Sep 13, 2020

Draft position paper on police reforms ready to go to parliament

Source: Associated Press of Pakistan (APP)


Pakistan's Sustainable Social Development Organization (SSDO) in collaboration with the United States Institute for Peace (USIP) and police officers, has prepared a draft position paper on police reforms in order to legislate effectively and boost capacity building of the law enforcement department.

Prepared in consultation with police officers as the pilot project of "Police Awam Saath Saath (PASS)", the draft position paper would be presented to senators and members of the assemblies. A news release issued Sunday said it contained recommendations of parliamentary groups.

Four parliamentary groups, comprising members from National Assembly and Senate, as well as the provincial assemblies of Khyber Pakhtunkhwa, Sindh, and Punjab, were formed to bring reforms in the police department by introducing modern research mechanisms and necessary legislation.

Mobilizing lawmakers for the institutional reforms were vital for a more vibrant judicial system, which had a key role in ensuring the rule of law in Pakistan.

The paper suggested urgent "strategic initiatives" to further improve law and order besides the prevention of incidents of violence at different levels. Moreover, it underlined the difference between "police reforms" and "policing reforms", noting that the former were linked to the department's organisational aspects, while the latter related to functions or service delivery aspects, such as case registration, investigation methods, bail and remand laws, trial procedures, and handling of offenders and juveniles.

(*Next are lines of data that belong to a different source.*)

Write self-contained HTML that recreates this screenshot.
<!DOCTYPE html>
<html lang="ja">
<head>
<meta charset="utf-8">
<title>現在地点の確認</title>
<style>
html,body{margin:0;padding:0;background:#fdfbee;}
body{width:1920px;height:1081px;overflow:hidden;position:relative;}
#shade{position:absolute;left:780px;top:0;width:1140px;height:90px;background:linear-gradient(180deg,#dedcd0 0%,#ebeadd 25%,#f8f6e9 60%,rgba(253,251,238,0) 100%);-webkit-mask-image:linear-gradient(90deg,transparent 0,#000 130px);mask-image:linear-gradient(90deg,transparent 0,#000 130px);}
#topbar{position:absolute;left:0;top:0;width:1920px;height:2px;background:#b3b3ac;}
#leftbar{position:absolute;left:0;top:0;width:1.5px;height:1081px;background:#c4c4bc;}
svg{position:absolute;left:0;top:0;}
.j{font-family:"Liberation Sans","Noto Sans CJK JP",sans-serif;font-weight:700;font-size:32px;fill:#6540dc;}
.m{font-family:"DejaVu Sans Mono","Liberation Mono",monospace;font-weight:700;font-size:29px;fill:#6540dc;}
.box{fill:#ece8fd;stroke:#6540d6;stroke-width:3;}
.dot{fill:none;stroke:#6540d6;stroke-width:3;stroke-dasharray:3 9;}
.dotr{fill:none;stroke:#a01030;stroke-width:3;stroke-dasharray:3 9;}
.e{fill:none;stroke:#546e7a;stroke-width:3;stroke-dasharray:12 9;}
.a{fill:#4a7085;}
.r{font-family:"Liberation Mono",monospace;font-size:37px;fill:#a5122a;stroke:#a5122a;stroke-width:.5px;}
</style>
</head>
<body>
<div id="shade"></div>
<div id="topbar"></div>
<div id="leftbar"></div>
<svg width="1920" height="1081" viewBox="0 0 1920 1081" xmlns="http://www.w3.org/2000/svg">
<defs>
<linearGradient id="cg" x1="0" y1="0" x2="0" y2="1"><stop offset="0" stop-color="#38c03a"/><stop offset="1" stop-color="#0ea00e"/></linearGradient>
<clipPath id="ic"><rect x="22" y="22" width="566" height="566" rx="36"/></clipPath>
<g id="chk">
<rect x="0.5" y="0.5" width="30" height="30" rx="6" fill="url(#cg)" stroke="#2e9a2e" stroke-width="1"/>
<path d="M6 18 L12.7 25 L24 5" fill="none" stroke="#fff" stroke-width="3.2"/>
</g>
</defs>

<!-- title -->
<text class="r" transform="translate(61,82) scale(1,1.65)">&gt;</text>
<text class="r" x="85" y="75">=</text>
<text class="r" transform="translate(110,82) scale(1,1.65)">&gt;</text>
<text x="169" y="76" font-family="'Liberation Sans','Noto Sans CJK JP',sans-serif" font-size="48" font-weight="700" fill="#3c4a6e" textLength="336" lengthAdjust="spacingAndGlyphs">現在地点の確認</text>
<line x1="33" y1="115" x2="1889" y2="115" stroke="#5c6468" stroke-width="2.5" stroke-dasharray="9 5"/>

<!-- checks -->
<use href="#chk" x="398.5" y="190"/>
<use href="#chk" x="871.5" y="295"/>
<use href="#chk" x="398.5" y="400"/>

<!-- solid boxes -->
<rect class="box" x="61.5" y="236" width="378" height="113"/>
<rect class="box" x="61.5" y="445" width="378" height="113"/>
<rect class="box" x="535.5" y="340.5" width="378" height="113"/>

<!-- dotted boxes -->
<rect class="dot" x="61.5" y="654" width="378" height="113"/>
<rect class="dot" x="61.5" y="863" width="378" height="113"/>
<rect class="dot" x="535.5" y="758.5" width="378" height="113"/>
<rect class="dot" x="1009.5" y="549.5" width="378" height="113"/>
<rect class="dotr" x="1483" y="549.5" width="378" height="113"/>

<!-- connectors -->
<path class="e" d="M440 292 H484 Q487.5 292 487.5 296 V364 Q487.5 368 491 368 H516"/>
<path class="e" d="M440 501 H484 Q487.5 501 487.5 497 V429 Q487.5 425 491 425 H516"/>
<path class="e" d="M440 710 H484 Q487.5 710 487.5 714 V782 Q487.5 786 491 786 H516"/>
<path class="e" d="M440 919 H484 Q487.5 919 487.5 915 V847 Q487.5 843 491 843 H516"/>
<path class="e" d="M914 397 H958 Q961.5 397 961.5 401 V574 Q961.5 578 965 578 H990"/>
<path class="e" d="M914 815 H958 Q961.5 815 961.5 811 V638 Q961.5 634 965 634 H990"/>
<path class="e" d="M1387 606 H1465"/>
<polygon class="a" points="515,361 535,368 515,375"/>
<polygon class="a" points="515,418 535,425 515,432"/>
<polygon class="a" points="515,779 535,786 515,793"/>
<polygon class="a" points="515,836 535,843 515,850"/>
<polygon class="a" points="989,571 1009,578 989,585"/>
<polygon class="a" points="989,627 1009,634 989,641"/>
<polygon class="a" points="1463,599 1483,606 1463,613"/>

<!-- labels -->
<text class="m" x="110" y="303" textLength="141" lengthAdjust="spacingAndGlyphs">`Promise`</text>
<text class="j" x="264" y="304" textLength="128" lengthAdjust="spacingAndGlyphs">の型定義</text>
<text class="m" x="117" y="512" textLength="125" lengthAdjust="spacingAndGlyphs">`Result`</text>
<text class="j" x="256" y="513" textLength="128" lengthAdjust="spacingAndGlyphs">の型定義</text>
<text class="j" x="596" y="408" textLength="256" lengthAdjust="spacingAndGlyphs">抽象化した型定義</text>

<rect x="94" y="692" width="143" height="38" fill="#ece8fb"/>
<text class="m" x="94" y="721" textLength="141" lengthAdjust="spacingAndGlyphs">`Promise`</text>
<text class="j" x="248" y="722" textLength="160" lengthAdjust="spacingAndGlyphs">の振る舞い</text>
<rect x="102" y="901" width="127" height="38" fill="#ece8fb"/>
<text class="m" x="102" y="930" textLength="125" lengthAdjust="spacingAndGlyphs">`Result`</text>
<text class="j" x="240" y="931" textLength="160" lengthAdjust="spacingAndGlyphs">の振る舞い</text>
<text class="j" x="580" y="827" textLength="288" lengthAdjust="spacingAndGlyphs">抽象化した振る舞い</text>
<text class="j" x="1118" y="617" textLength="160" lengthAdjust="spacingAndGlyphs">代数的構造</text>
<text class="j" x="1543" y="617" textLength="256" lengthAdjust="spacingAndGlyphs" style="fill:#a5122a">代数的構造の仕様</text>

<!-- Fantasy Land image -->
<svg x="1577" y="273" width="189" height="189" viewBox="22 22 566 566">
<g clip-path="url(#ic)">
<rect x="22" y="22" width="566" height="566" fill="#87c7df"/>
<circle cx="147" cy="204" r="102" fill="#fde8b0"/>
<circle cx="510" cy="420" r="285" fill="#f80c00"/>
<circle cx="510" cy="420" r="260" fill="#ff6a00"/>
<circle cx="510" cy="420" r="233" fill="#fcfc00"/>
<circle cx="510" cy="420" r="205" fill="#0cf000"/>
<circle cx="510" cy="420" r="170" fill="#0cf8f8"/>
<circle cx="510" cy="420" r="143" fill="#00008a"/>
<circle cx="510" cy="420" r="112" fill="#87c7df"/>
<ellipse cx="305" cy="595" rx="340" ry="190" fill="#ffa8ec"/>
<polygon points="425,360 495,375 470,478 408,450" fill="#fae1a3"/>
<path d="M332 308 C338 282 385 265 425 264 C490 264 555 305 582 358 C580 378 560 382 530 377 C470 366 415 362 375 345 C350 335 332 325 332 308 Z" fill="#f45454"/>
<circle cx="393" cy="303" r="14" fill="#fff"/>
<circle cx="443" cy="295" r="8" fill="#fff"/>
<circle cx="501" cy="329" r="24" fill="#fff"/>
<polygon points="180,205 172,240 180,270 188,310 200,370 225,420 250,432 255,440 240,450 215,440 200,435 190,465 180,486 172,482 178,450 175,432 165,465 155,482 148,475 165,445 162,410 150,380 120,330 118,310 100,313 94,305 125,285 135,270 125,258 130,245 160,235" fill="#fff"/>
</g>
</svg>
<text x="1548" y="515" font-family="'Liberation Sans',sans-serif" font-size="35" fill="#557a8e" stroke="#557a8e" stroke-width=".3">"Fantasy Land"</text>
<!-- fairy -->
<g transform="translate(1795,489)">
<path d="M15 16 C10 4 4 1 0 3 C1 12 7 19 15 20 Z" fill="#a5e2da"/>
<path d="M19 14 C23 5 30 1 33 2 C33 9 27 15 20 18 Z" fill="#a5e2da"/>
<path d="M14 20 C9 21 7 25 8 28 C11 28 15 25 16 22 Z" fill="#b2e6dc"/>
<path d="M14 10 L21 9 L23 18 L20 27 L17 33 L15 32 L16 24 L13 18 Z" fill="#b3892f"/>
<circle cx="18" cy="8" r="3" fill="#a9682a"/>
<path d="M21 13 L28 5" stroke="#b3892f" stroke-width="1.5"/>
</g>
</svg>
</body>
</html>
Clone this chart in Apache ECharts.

The service delivery issues discussed in the paper focused on the topics of women in police, investigation, community policing, and information technology in police. Parliamentarians' recommendations about the "women in police" section were mostly about categorising women officials in the police department and crimes against women. They asked to ensure that women working at police stations were functional units of law enforcement agencies, with increased induction of staff, as well as retention and training of women officials in the department.

Women parliamentarians strongly recommended that crimes against women should be professionally measured through investigation by women police officers as it would help minimise communication gap and increase empathy.

They also asked for increased coordination for evidence collection to carve out strategies in order to deal with criminals through reliable databases.

The draft paper also stressed on functional specialisation, renewal of investigation resources and methods alongside accountability for defective investigation, standardisation, evidence-based arrests, police prosecution, and forensic cooperation.

The parliamentarians stressed for the recorded, rule-based management of cases, only to be conducted and supervised by investigators rigorously trained in police investigation, forensic, human rights compliance, and legal matters.

They asked to develop a separate and specialised investigation wing of police stations to ensure more focused investigative measures to provide relief to the victims. The parliamentarians called for increasing the investigation budget, decentralisation, as well as a professional audit to make disbursements easy and transparent. They said police should be bound only to make evidence-based arrests with few exceptions, which would result in lessening the judiciary’s burden and improve investigation quality with better conviction rate in cases sent for prosecution.

Community policing, the recommendations said, must be institutionalised through a clear and rule-based mandate and a system for selection and removal, tenure to ward off any political, and personal considerations, besides compatibility through integrating initiatives into the larger criminal justice system.

The paper recommended moving from digitisation to digitalisation, declaring the primacy of electronic evidence relevant and admissible under the law of evidence, as well as ensuring cyber security and data privacy for citizens’ dignity and integrity of police organisation.

"The development of this document has been a great learning for us from its conception to completion,” SSDO Executive Director Syed Kausar Abbas said, expressing gratitude to legislators, police officers, and the District Management Group (DMG) personnel for timely and relevant recommendations.

"With this brief situation analysis, the overall state of the public sector with regards to peace and security requires much to be done."